(begin)

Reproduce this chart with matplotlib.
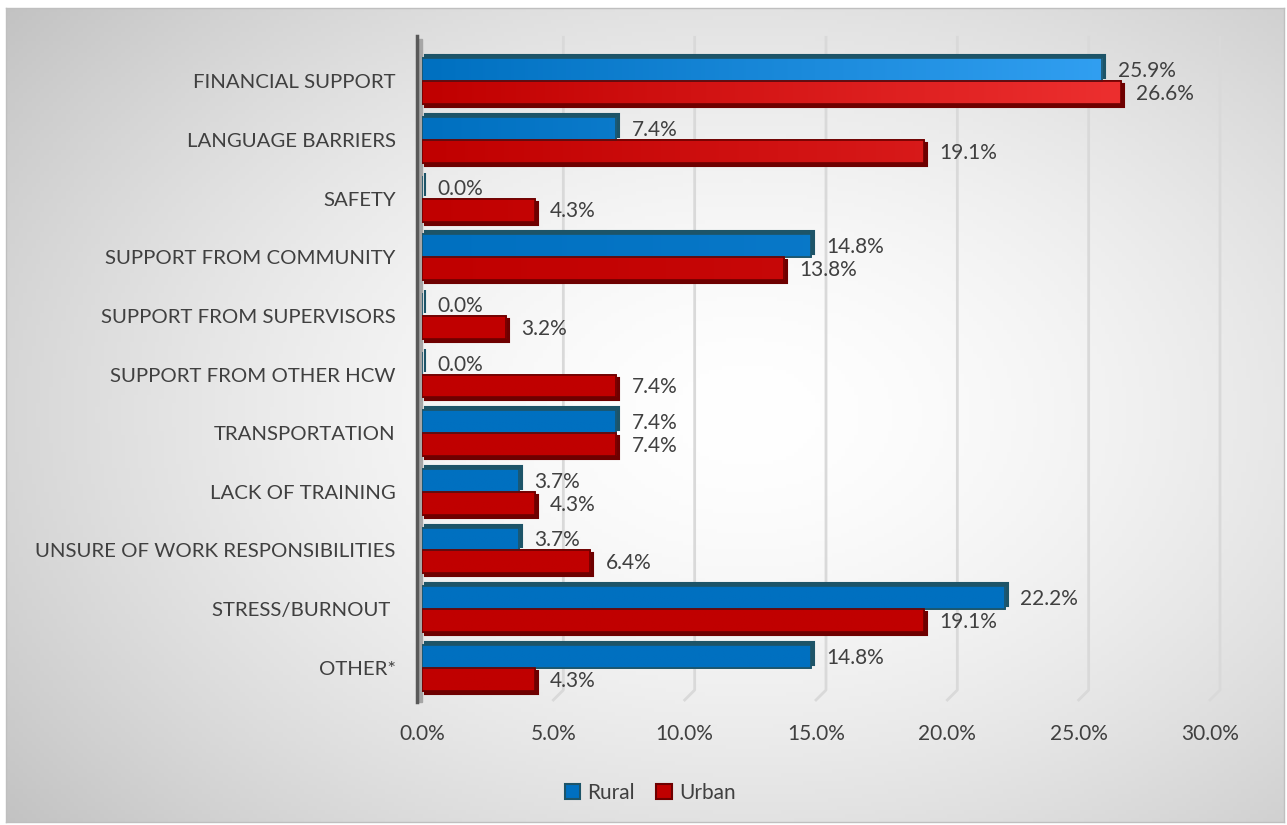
import numpy as np
import matplotlib
matplotlib.use("Agg")
import matplotlib.pyplot as plt
from matplotlib.transforms import ScaledTranslation
from matplotlib.patches import Rectangle
from matplotlib.lines import Line2D

# data (percent)
categories = ["FINANCIAL SUPPORT", "LANGUAGE BARRIERS", "SAFETY",
              "SUPPORT FROM COMMUNITY", "SUPPORT FROM SUPERVISORS",
              "SUPPORT FROM OTHER HCW", "TRANSPORTATION", "LACK OF TRAINING",
              "UNSURE OF WORK RESPONSIBILITIES", "STRESS/BURNOUT ", "OTHER*"]
rural = [25.9, 7.4, 0.0, 14.8, 0.0, 0.0, 7.4, 3.7, 3.7, 22.2, 14.8]
urban = [26.6, 19.1, 4.3, 13.8, 3.2, 7.4, 7.4, 4.3, 6.4, 19.1, 4.3]
xticks = [0, 5, 10, 15, 20, 25, 30]

plt.rcParams['font.family'] = ['Lato', 'DejaVu Sans']
text_col = "#404040"
blue, blue_dark, blue_light = "#0070C0", "#1d5468", "#38a6f8"
red, red_dark, red_light = "#C00000", "#6e0000", "#f23535"

fig = plt.figure(figsize=(12.87, 8.25), dpi=100)
W, H = 1287, 825

# background: radial grey gradient inside a thin border
bg = fig.add_axes([6 / W, 3 / H, 1278 / W, 814 / H])
yy, xx = np.mgrid[0:1:200j, 0:1:300j]
r = np.sqrt(((xx - 0.58) / 0.75) ** 2 + ((yy - 0.5) / 0.8) ** 2)
shade = 1.0 - 0.24 * np.clip(r, 0, 1) ** 1.6
bg.imshow(np.dstack([shade] * 3), extent=[0, 1, 0, 1], aspect="auto", origin="lower")
bg.set_xticks([])
bg.set_yticks([])
for s in bg.spines.values():
    s.set_color("#bfbfbf")
    s.set_linewidth(1)

ax = fig.add_axes([422 / W, 125 / H, 788 / W, 655 / H])
ax.patch.set_alpha(0)
n = len(categories)
y = np.arange(n)
h = 0.39

ax.set_xlim(0, 30)
ax.set_ylim(n - 0.45, -0.62)
px = 30 / 788  # one pixel in data units along x

# gridlines on the back wall + slanted floor segment
for t in xticks[1:]:
    ax.plot([t + 10 * px, t + 10 * px, t], [-0.75, n - 0.62, n - 0.45], color="#d9d9d9",
            lw=2, zorder=0, clip_on=False)

def lit(c0, c1, x, row):
    # light coming from the upper right
    k = np.clip(x / 30, 0, 1) * max(0.0, 1 - row / 5.0) ** 1.3
    a = np.array(matplotlib.colors.to_rgb(c0))
    b = np.array(matplotlib.colors.to_rgb(c1))
    return a[None, :] + k[:, None] * (b - a)[None, :]

def draw_series(vals, offs, face, dark, light, dy, label):
    dep = ScaledTranslation(3 / 100, dy / 100, fig.dpi_scale_trans)
    ax.barh(y + offs, vals, height=h, color=dark, edgecolor=dark, lw=1.5,
            transform=ax.transData + dep, zorder=2)
    bars = ax.barh(y + offs, vals, height=h, color=face, edgecolor=dark, lw=1.2,
                   zorder=3, label=label)
    for i, b in enumerate(bars):
        if vals[i] <= 0:
            continue
        xs = np.linspace(0, vals[i], 60)
        img = lit(face, light, xs, i)[None, :, :]
        im = ax.imshow(img, extent=[0, vals[i], y[i] + offs + h / 2, y[i] + offs - h / 2],
                       aspect="auto", zorder=3.5, interpolation="bilinear")
        im.set_clip_path(b)
        ax.add_patch(Rectangle(b.get_xy(), b.get_width(), b.get_height(), fill=False,
                               ec=dark, lw=1.2, zorder=3.6))
    return bars

draw_series(rural, -h / 2, blue, blue_dark, blue_light, 3, "Rural")
draw_series(urban, h / 2, red, red_dark, red_light, -3, "Urban")
ax.set_xlim(0, 30)
ax.set_ylim(n - 0.45, -0.62)

for i in range(n):
    ax.annotate(f"{rural[i]:.1f}%", (rural[i], y[i] - h / 2), xytext=(11, -1),
                textcoords="offset points", va="center", ha="left", fontsize=15, color=text_col)
    ax.annotate(f"{urban[i]:.1f}%", (urban[i], y[i] + h / 2), xytext=(11, -1),
                textcoords="offset points", va="center", ha="left", fontsize=15, color=text_col)

# left wall
ax.add_patch(Rectangle((-5 * px, -0.72), 5 * px, n + 0.3, color="#a6a6a6", zorder=1,
                       clip_on=False))
ax.add_line(Line2D([-5 * px, -5 * px], [n - 0.42, -0.78], color="#595959", lw=2.5,
                   clip_on=False, zorder=4))

ax.set_yticks(y)
ax.set_yticklabels(categories, fontsize=14.7, color=text_col)
ax.set_xticks(xticks)
ax.set_xticklabels([f"{t:.1f}%" for t in xticks], fontsize=15, color=text_col)
ax.tick_params(length=0)
ax.tick_params(axis="y", pad=19)
ax.tick_params(axis="x", pad=17)
for s in ax.spines.values():
    s.set_visible(False)

fig.legend(handles=[Rectangle((0, 0), 1, 1, fc=blue, ec=blue_dark, lw=1.5),
                    Rectangle((0, 0), 1, 1, fc=red, ec=red_dark, lw=1.5)],
           labels=["Rural", "Urban"], loc="center", bbox_to_anchor=(650 / W, 1 - 793 / H),
           ncol=2, frameon=False, fontsize=15, handlelength=0.75, handleheight=0.75,
           handletextpad=0.35, columnspacing=1.0, labelcolor=text_col)

fig.savefig("out.png", dpi=100)
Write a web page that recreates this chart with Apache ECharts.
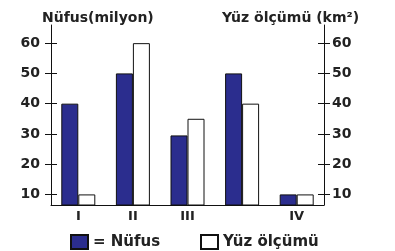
<!DOCTYPE html>
<html>
<head>
<meta charset="utf-8">
<script src="https://cdn.jsdelivr.net/npm/echarts@6/dist/echarts.min.js"></script>
<style>
html, body { margin: 0; padding: 0; background: #fff; }
#main { width: 395px; height: 251px; }
</style>
</head>
<body>
<div id="main"></div>
<script>
// 数据
var categories = ['I', 'II', 'III', '', 'IV'];
var nufus = [40, 50, 29.5, 50, 10];
var yuzOlcumu = [10, 60, 35, 40, 10];
var tickValues = [10, 20, 30, 40, 50, 60];

var chart = echarts.init(document.getElementById('main'));
var font = 'DejaVu Sans, sans-serif';
var txt = '#222';

// 主y轴：轴线+标签
function mainAxis(pos) {
	return {
		type: 'value',
		position: pos,
		min: 6.5,
		max: 66,
		axisLine: { show: true, lineStyle: { color: '#111', width: 1 } },
		axisTick: { show: false },
		axisLabel: {
			customValues: tickValues,
			margin: pos == 'left' ? 11 : 8,
			color: txt,
			fontFamily: font,
			fontSize: 14,
			fontWeight: 'bold'
		},
		splitLine: { show: false }
	};
}

// 辅助y轴：只画穿过轴线的刻度
function tickAxis(pos) {
	return {
		type: 'value',
		position: pos,
		offset: -6,
		min: 6.5,
		max: 66,
		axisLine: { show: false },
		axisTick: { show: true, length: 12, customValues: tickValues, lineStyle: { color: '#111' } },
		axisLabel: { show: false, customValues: tickValues },
		splitLine: { show: false }
	};
}

// 图例
function legendOf(name, left) {
	return {
		data: [name],
		left: left,
		top: 234,
		padding: 0,
		itemWidth: 17,
		itemHeight: 14,
		icon: 'rect',
		textStyle: { fontFamily: font, fontSize: 15, fontWeight: 'bold', color: txt },
		formatter: function(n) {
			return n == 'Nüfus' ? '= Nüfus' : n;
		}
	};
}

var option = {
	animation: false,
	title: [
		{ text: 'Nüfus(milyon)', left: 37, top: 6, textStyle: { fontFamily: font, fontSize: 14, fontWeight: 'bold', color: txt } },
		{ text: 'Yüz ölçümü (km²)', left: 217, top: 6, textStyle: { fontFamily: font, fontSize: 14, fontWeight: 'bold', color: txt } }
	],
	legend: [
		legendOf('Nüfus', 70),
		legendOf('Yüz ölçümü', 200)
	],
	grid: { left: 51, right: 71, top: 25, bottom: 46 },
	xAxis: {
		type: 'category',
		data: categories,
		axisLine: { lineStyle: { color: '#111', width: 1 } },
		axisTick: { show: false },
		axisLabel: { color: txt, fontFamily: font, fontSize: 13, fontWeight: 'bold', margin: 5 }
	},
	yAxis: [
		mainAxis('left'),
		mainAxis('right'),
		tickAxis('left'),
		tickAxis('right')
	],
	series: [
		{
			name: 'Nüfus',
			type: 'bar',
			data: nufus,
			barWidth: 17,
			barGap: '0%',
			itemStyle: { color: '#2b2d8e', borderColor: '#111', borderWidth: 1 }
		},
		{
			name: 'Yüz ölçümü',
			type: 'bar',
			data: yuzOlcumu,
			barWidth: 17,
			barGap: '0%',
			itemStyle: { color: '#fff', borderColor: '#111', borderWidth: 1 }
		}
	]
};

chart.setOption(option);
</script>
</body>
</html>
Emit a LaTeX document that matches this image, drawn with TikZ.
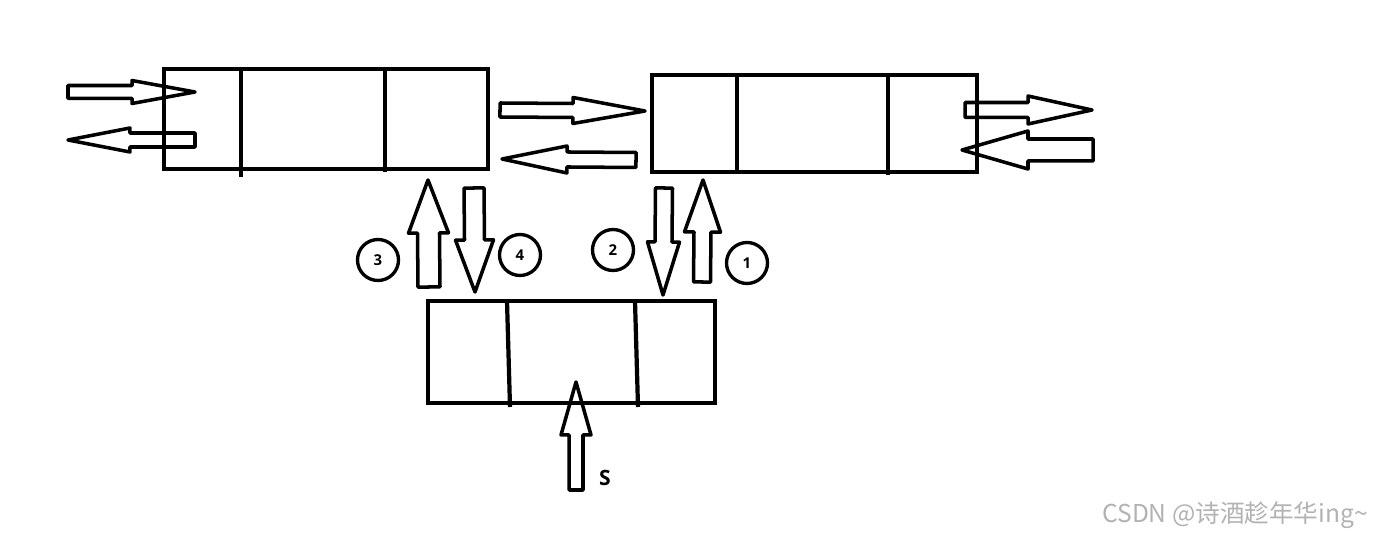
\documentclass[tikz,border=0pt]{standalone}
\usepackage{fontspec}
\setsansfont{Open Sans}
\newfontfamily\cjk{Noto Sans CJK SC}
\usetikzlibrary{calc}
\tikzset{
  cell/.style={draw=black,line width=2.4pt,inner sep=0pt},
  wall/.style={draw=black,line width=2.4pt},
  hollow/.style={draw=black,line width=2pt,line join=round},
  tag/.style={circle,draw=black,line width=1.9pt,minimum size=0.82cm,inner sep=0pt,font=\sffamily\bfseries\fontsize{8.5}{8.5}\selectfont},
  wmark/.style={font=\cjk\fontsize{14}{14}\selectfont,text=black!30,anchor=east}
}
% block arrow: tail, tip, head length, shaft half width, head half width (px)
\newcommand{\barrow}[5]{%
  \coordinate (hd) at ($(#2)!#3*0.2mm!(#1)$);
  \draw[hollow] ($(#1)!#4*0.2mm!90:(#2)$) -- ($(hd)!#4*0.2mm!90:(#2)$) -- ($(hd)!#5*0.2mm!90:(#2)$) -- (#2)
    -- ($(hd)!#5*0.2mm!-90:(#2)$) -- ($(hd)!#4*0.2mm!-90:(#2)$) -- ($(#1)!#4*0.2mm!-90:(#2)$) -- cycle;}

\begin{document}
\begin{tikzpicture}[x=0.02cm,y=-0.02cm]
  \useasboundingbox (0,0) rectangle (1379,536);
  % list nodes
  \node[cell,minimum width=6.48cm,minimum height=2cm] (prev) at (326,119) {};
  \node[cell,minimum width=6.5cm,minimum height=1.94cm] (next) at (814.5,123.5) {};
  \node[cell,minimum width=5.74cm,minimum height=2.04cm] (new) at (571.5,352) {};
  \draw[wall] (241,69) -- (241,177);
  \draw[wall] (385,69) -- (385,172);
  \draw[wall] (737,75) -- (737,172);
  \draw[wall] (888,75) -- (888,175);
  \draw[wall] (507,301) -- (510,407);
  \draw[wall] (635,301) -- (638,407);
  % links
  \barrow{68,92}{195,92}{63}{6.5}{11.5}
  \barrow{195,140}{68,140}{62}{7}{12}
  \barrow{500,110}{645,111}{72}{7}{13}
  \barrow{636,160}{502,159}{65}{7.5}{13.5}
  \barrow{965,110}{1092,110}{64}{7.5}{14}
  \barrow{1093,150}{962,150}{66}{11}{19}
  \barrow{429,287}{428,180}{53}{11}{20}
  \barrow{474,188}{475,292}{52}{10}{19}
  \barrow{664,188}{663,295}{53}{8.5}{16}
  \barrow{702,282}{703,180}{52}{8.5}{18}
  \barrow{576,490}{576,382}{53}{7}{15}
  % step numbers
  \node[tag] (three) at (378,260) {3};
  \node[tag] (four) at (520,255) {4};
  \node[tag] (two) at (613,250) {2};
  \node[tag] (one) at (747,263) {1};
  \node[font=\sffamily\bfseries\fontsize{12}{12}\selectfont] (slabel) at (605,478) {S};
  \node[wmark] (credit) at (1374,515) {CSDN @诗酒趁年华ing\textasciitilde};
\end{tikzpicture}
\end{document}
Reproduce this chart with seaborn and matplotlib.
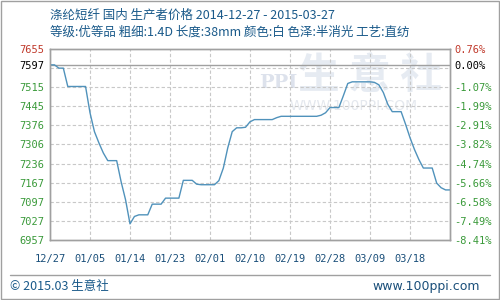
import numpy as np
import pandas as pd
import matplotlib
matplotlib.use("Agg")
import matplotlib.pyplot as plt
import matplotlib.dates as mdates
from matplotlib.patches import Rectangle
from matplotlib.lines import Line2D
import seaborn as sns

# ---- data ----
start_date = "2014-12-27"
prices = [
    7597, 7597, 7585, 7585, 7518, 7518, 7518, 7518, 7518, 7422,
    7353, 7312, 7275, 7247, 7247, 7247, 7170, 7104, 7016, 7043,
    7049, 7049, 7049, 7088, 7088, 7088, 7110, 7110, 7110, 7110,
    7175, 7175, 7175, 7161, 7159, 7159, 7159, 7159, 7174, 7220,
    7294, 7353, 7367, 7367, 7369, 7389, 7397, 7397, 7397, 7397,
    7397, 7404, 7409, 7409, 7409, 7409, 7409, 7409, 7409, 7409,
    7409, 7413, 7422, 7441, 7441, 7441, 7484, 7529, 7535, 7535,
    7535, 7535, 7535, 7533, 7524, 7496, 7453, 7426, 7426, 7426,
    7380, 7331, 7288, 7251, 7220, 7220, 7220, 7165, 7148, 7140,
    7140,
]
base_price = 7597
y_min, y_max = 6957, 7655
left_labels = ["6957", "7027", "7097", "7167", "7236", "7306", "7376", "7445", "7515", "7597", "7655"]
left_label_vals = [6957, 7026.8, 7096.6, 7166.4, 7236.2, 7306, 7375.8, 7445.6, 7515.4, 7597, 7655]
right_labels = ["-8.41%", "-7.49%", "-6.58%", "-5.66%", "-4.74%", "-3.82%", "-2.91%", "-1.99%", "-1.07%", "0.00%", "0.76%"]
grid_vals = [7026.8, 7096.6, 7166.4, 7236.2, 7306, 7375.8, 7445.6, 7515.4, 7585.2]
x_tick_labels = ["12/27", "01/05", "01/14", "01/23", "02/01", "02/10", "02/19", "02/28", "03/09", "03/18"]
title1 = "涤纶短纤 国内 生产者价格 2014-12-27 - 2015-03-27"
title2 = "等级:优等品 粗细:1.4D 长度:38mm 颜色:白 色泽:半消光 工艺:直纺"
footer = "© 2015.03 生意社"

dates = pd.date_range(start_date, periods=len(prices), freq="D")
df = pd.DataFrame({"date": dates, "price": prices})

sns.set_style("white")
plt.rcParams["font.family"] = ["Noto Sans CJK SC", "DejaVu Sans"]

fig = plt.figure(figsize=(5, 3), dpi=100)
ax = fig.add_axes([0.1, 0.2, 0.8, 0.6367])

# watermark
ax.text(0.80, 0.86, "生 意 社", transform=ax.transAxes, fontsize=30, color="#e6ebf2",
        ha="center", va="center", fontweight="bold", zorder=0)
ax.text(0.76, 0.70, "WWW.100PPI.COM", transform=ax.transAxes, fontsize=10, color="#e4e8ee",
        ha="center", va="center", zorder=0, family="DejaVu Sans")
ax.text(0.57, 0.82, "PPI", transform=ax.transAxes, fontsize=14, color="#dde2ec",
        ha="center", va="center", zorder=0, family="DejaVu Serif", fontweight="bold")

sns.lineplot(data=df, x="date", y="price", ax=ax, color="#5092bb", linewidth=1.0, zorder=3)

ax.set_ylim(y_min, y_max)
ax.set_xlim(dates[0], dates[-1])

for g in grid_vals:
    ax.axhline(g, color="#c8c8c8", linestyle=(0, (3, 2)), linewidth=0.8, zorder=1)
ax.axhline(base_price, color="#a0a0a0", linewidth=1.0, zorder=2)

xt = dates[::9][:len(x_tick_labels)]
ax.set_xticks(xt)
ax.set_xticklabels(x_tick_labels, family="DejaVu Sans Mono", fontsize=7.5, color="#1a4f7a")
for d in xt[1:]:
    ax.axvline(d, color="#c8c8c8", linestyle=(0, (3, 2)), linewidth=0.8, zorder=1)

ax.set_yticks(left_label_vals)
ax.set_yticklabels(left_labels, family="DejaVu Sans Mono", fontsize=7.5)
ax.tick_params(axis="both", length=0, pad=4)
ax.tick_params(axis="x", pad=10)

def color_for(i, n):
    if i == n - 1:
        return "#c0392b"
    if i == n - 2:
        return "#000000"
    return "#3a9a3a"

for i, lab in enumerate(ax.get_yticklabels()):
    lab.set_color(color_for(i, len(left_labels)))

ax2 = ax.twinx()
ax2.set_ylim(y_min, y_max)
ax2.set_yticks(left_label_vals)
ax2.set_yticklabels(right_labels, family="DejaVu Sans Mono", fontsize=7.5)
ax2.tick_params(axis="y", length=0, pad=3)
for i, lab in enumerate(ax2.get_yticklabels()):
    lab.set_color(color_for(i, len(right_labels)))

ax.set_xlabel("")
ax.set_ylabel("")
for a in (ax, ax2):
    for s in a.spines.values():
        s.set_color("#a0a0a0")
        s.set_linewidth(1.0)

fig.text(0.1, 0.95, title1, fontsize=9, color="#1a5a8a", va="center", ha="left")
fig.text(0.1, 0.893, title2, fontsize=9, color="#1a5a8a", va="center", ha="left")

fig.add_artist(Line2D([0.02, 0.98], [0.083, 0.083], transform=fig.transFigure, color="#a0a0a0", lw=1))
fig.text(0.02, 0.045, footer, fontsize=9, color="#1a5a8a", va="center", ha="left")
fig.text(0.96, 0.045, "www.100ppi.com", fontsize=9, color="#1a4f7a", va="center", ha="right",
         family="DejaVu Sans")
fig.add_artist(Rectangle((0.002, 0.003), 0.995, 0.994, transform=fig.transFigure,
                         fill=False, ec="#a0a0a0", lw=1))

fig.savefig("out.png", dpi=100)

(end)

CHALLENGE: From the opening line of the entries above to the line containing "xticks = [0, 5, 10, 15, 20, 25, 30]", please transcribe each line exactly, skipping every picture.

ANSWER TO THIS PROBLEM:
Reproduce this chart with matplotlib.
import numpy as np
import matplotlib
matplotlib.use("Agg")
import matplotlib.pyplot as plt
from matplotlib.transforms import ScaledTranslation
from matplotlib.patches import Rectangle
from matplotlib.lines import Line2D

# data (percent)
categories = ["FINANCIAL SUPPORT", "LANGUAGE BARRIERS", "SAFETY",
              "SUPPORT FROM COMMUNITY", "SUPPORT FROM SUPERVISORS",
              "SUPPORT FROM OTHER HCW", "TRANSPORTATION", "LACK OF TRAINING",
              "UNSURE OF WORK RESPONSIBILITIES", "STRESS/BURNOUT ", "OTHER*"]
rural = [25.9, 7.4, 0.0, 14.8, 0.0, 0.0, 7.4, 3.7, 3.7, 22.2, 14.8]
urban = [26.6, 19.1, 4.3, 13.8, 3.2, 7.4, 7.4, 4.3, 6.4, 19.1, 4.3]
xticks = [0, 5, 10, 15, 20, 25, 30]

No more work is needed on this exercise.